§ Instructions for the task
Copy out the listing that follows, exact in every word, and skip the images.

§ Stored data
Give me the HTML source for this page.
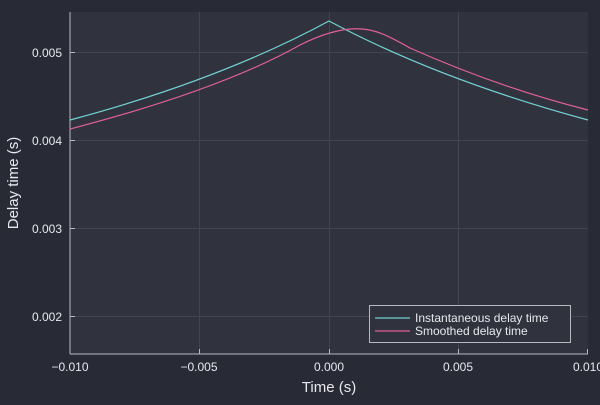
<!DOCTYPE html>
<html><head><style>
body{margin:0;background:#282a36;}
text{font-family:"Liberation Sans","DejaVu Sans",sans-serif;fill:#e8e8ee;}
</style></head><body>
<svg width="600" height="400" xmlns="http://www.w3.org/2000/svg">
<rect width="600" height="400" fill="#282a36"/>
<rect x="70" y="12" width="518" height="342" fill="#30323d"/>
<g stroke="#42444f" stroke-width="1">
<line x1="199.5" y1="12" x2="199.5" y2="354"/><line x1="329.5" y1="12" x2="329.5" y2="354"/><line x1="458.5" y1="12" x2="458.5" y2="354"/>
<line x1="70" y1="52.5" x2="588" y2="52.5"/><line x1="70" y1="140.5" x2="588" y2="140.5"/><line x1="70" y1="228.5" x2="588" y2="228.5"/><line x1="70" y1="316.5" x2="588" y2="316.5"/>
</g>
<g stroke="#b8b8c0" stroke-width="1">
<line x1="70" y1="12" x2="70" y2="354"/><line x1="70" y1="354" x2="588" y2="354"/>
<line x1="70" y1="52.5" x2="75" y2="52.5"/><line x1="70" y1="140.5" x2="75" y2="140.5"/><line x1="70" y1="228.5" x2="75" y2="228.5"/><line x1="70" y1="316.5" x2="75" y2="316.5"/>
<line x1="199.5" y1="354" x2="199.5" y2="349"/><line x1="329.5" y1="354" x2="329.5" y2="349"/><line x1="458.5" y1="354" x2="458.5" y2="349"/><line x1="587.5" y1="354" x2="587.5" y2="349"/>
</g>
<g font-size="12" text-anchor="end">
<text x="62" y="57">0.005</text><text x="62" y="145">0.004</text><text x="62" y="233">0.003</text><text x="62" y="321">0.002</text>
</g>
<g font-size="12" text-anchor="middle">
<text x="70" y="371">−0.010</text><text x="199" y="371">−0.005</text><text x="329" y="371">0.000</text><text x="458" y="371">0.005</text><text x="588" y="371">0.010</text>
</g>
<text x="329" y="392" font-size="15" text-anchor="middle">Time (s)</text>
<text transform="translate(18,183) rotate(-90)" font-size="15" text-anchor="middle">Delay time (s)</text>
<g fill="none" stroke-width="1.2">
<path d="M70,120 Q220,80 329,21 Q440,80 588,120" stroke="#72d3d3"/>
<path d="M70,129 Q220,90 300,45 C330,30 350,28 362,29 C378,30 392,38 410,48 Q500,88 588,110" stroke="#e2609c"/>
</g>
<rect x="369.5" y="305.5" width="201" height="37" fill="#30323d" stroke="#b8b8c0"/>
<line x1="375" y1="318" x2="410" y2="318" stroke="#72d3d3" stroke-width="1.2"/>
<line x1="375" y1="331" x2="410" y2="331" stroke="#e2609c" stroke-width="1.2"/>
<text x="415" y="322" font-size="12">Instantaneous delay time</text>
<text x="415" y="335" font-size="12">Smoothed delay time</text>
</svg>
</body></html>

§ Task output
Give me the HTML source for this page.
<!DOCTYPE html>
<html><head><style>
body{margin:0;background:#282a36;}
text{font-family:"Liberation Sans","DejaVu Sans",sans-serif;fill:#e8e8ee;}
</style></head><body>
<svg width="600" height="400" xmlns="http://www.w3.org/2000/svg">
<rect width="600" height="400" fill="#282a36"/>
<rect x="70" y="12" width="518" height="342" fill="#30323d"/>
<g stroke="#42444f" stroke-width="1">
<line x1="199.5" y1="12" x2="199.5" y2="354"/><line x1="329.5" y1="12" x2="329.5" y2="354"/><line x1="458.5" y1="12" x2="458.5" y2="354"/>
<line x1="70" y1="52.5" x2="588" y2="52.5"/><line x1="70" y1="140.5" x2="588" y2="140.5"/><line x1="70" y1="228.5" x2="588" y2="228.5"/><line x1="70" y1="316.5" x2="588" y2="316.5"/>
</g>
<g stroke="#b8b8c0" stroke-width="1">
<line x1="70" y1="12" x2="70" y2="354"/><line x1="70" y1="354" x2="588" y2="354"/>
<line x1="70" y1="52.5" x2="75" y2="52.5"/><line x1="70" y1="140.5" x2="75" y2="140.5"/><line x1="70" y1="228.5" x2="75" y2="228.5"/><line x1="70" y1="316.5" x2="75" y2="316.5"/>
<line x1="199.5" y1="354" x2="199.5" y2="349"/><line x1="329.5" y1="354" x2="329.5" y2="349"/><line x1="458.5" y1="354" x2="458.5" y2="349"/><line x1="587.5" y1="354" x2="587.5" y2="349"/>
</g>
<g font-size="12" text-anchor="end">
<text x="62" y="57">0.005</text><text x="62" y="145">0.004</text><text x="62" y="233">0.003</text><text x="62" y="321">0.002</text>
</g>
<g font-size="12" text-anchor="middle">
<text x="70" y="371">−0.010</text><text x="199" y="371">−0.005</text><text x="329" y="371">0.000</text><text x="458" y="371">0.005</text><text x="588" y="371">0.010</text>
</g>
<text x="329" y="392" font-size="15" text-anchor="middle">Time (s)</text>
<text transform="translate(18,183) rotate(-90)" font-size="15" text-anchor="middle">Delay time (s)</text>
<g fill="none" stroke-width="1.2">
<path d="M70,120 Q220,80 329,21 Q440,80 588,120" stroke="#72d3d3"/>
<path d="M70,129 Q220,90 300,45 C330,30 350,28 362,29 C378,30 392,38 410,48 Q500,88 588,110" stroke="#e2609c"/>
</g>
<rect x="369.5" y="305.5" width="201" height="37" fill="#30323d" stroke="#b8b8c0"/>
<line x1="375" y1="318" x2="410" y2="318" stroke="#72d3d3" stroke-width="1.2"/>
<line x1="375" y1="331" x2="410" y2="331" stroke="#e2609c" stroke-width="1.2"/>
<text x="415" y="322" font-size="12">Instantaneous delay time</text>
<text x="415" y="335" font-size="12">Smoothed delay time</text>
</svg>
</body></html>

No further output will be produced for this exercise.